Recorded information:
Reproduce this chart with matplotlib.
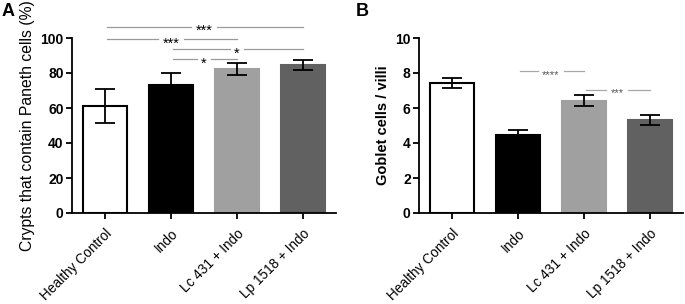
import matplotlib
matplotlib.use('Agg')
import matplotlib.pyplot as plt
import numpy as np

plt.rcParams['font.family'] = ['Liberation Sans', 'DejaVu Sans']

groups = ['Healthy Control', 'Indo', 'Lc 431 + Indo', 'Lp 1518 + Indo']
bar_colors = ['white', 'black', '#a0a0a0', '#616161']

paneth_mean = [61.0, 73.0, 82.5, 84.5]
paneth_err = [9.8, 6.8, 3.5, 2.8]
paneth_sig = [(0, 3, 106.5, '***'), (0, 2, 99.5, '***'),
              (1, 3, 93.7, '*'), (1, 2, 88.0, '*')]

goblet_mean = [7.43, 4.43, 6.42, 5.33]
goblet_err = [0.29, 0.33, 0.32, 0.28]
goblet_sig = [(1, 2, 8.1, '****'), (2, 3, 7.05, '***')]

fig = plt.figure(figsize=(6.85, 3.04), dpi=100)
axA = fig.add_axes([72/685, 91/304, 264/685, 175/304])
axB = fig.add_axes([419/685, 91/304, 264/685, 175/304])

px_per_unit = 66.0  # one category step in pixels


def draw_panel(ax, means, errs, ymax, yticks, ylabel, sigs, sig_style):
    x = np.arange(len(groups))
    ax.bar(x, means, width=0.67, color=bar_colors,
           edgecolor=['black', 'black', '#a0a0a0', '#616161'],
           linewidth=1.5, zorder=2)
    ax.errorbar(x, means, yerr=errs, fmt='none', ecolor='black',
                elinewidth=1.3, capsize=7, capthick=1.3, zorder=3)
    ax.set_xlim(-0.5, 3.5)
    ax.set_ylim(0, ymax)
    ax.set_yticks(yticks)
    ax.set_yticklabels([str(t) for t in yticks], fontsize=10, fontweight='bold')
    ax.set_xticks(x)
    ax.set_xticklabels(groups, rotation=45, ha='right', rotation_mode='anchor',
                       fontsize=9.8)
    ax.set_ylabel(ylabel, labelpad=4)
    for s in ['top', 'right']:
        ax.spines[s].set_visible(False)
    for s in ['left', 'bottom']:
        ax.spines[s].set_linewidth(1.3)
    ax.tick_params(axis='both', width=1.3, length=4)
    ax.tick_params(axis='y', pad=2)
    ax.tick_params(axis='x', pad=6)
    lc, fs, tc, margin = sig_style
    for i, j, y, label in sigs:
        xm = (i + j) / 2
        half = (len(label) * 0.39 * fs * 100 / 72) / 2 + margin
        half /= px_per_unit
        ax.plot([i + 0.03, xm - half], [y, y], color=lc, lw=0.9,
                clip_on=False, zorder=1)
        ax.plot([xm + half, j], [y, y], color=lc, lw=0.9,
                clip_on=False, zorder=1)
        ax.annotate(label, xy=(xm, y), xytext=(0, -0.58 * fs),
                    textcoords='offset points', ha='center', va='baseline',
                    fontsize=fs, color=tc, zorder=4, annotation_clip=False)


draw_panel(axA, paneth_mean, paneth_err, 100, [0, 20, 40, 60, 80, 100],
           'Crypts that contain Paneth cells (%)', paneth_sig,
           ('#9a9a9a', 10.5, 'black', 4))
draw_panel(axB, goblet_mean, goblet_err, 10, [0, 2, 4, 6, 8, 10],
           'Goblet cells / villi', goblet_sig, ('#a8a8a8', 8, '#555555', 4))
axA.yaxis.label.set_fontsize(11.3)
axB.yaxis.label.set_fontsize(10.5)
axB.yaxis.label.set_fontweight('bold')

fig.text(2/685, 1 - 3/304, 'A', fontsize=13, fontweight='bold', va='top')
fig.text(356/685, 1 - 3/304, 'B', fontsize=13, fontweight='bold', va='top')

fig.savefig('out.png', dpi=100)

Your objective: Restate the data word for word from its first line through the line with "px_per_unit = 66.0", leaving out any picture along the way.

Response:
Reproduce this chart with matplotlib.
import matplotlib
matplotlib.use('Agg')
import matplotlib.pyplot as plt
import numpy as np

plt.rcParams['font.family'] = ['Liberation Sans', 'DejaVu Sans']

groups = ['Healthy Control', 'Indo', 'Lc 431 + Indo', 'Lp 1518 + Indo']
bar_colors = ['white', 'black', '#a0a0a0', '#616161']

paneth_mean = [61.0, 73.0, 82.5, 84.5]
paneth_err = [9.8, 6.8, 3.5, 2.8]
paneth_sig = [(0, 3, 106.5, '***'), (0, 2, 99.5, '***'),
              (1, 3, 93.7, '*'), (1, 2, 88.0, '*')]

goblet_mean = [7.43, 4.43, 6.42, 5.33]
goblet_err = [0.29, 0.33, 0.32, 0.28]
goblet_sig = [(1, 2, 8.1, '****'), (2, 3, 7.05, '***')]

fig = plt.figure(figsize=(6.85, 3.04), dpi=100)
axA = fig.add_axes([72/685, 91/304, 264/685, 175/304])
axB = fig.add_axes([419/685, 91/304, 264/685, 175/304])

px_per_unit = 66.0  # one category step in pixels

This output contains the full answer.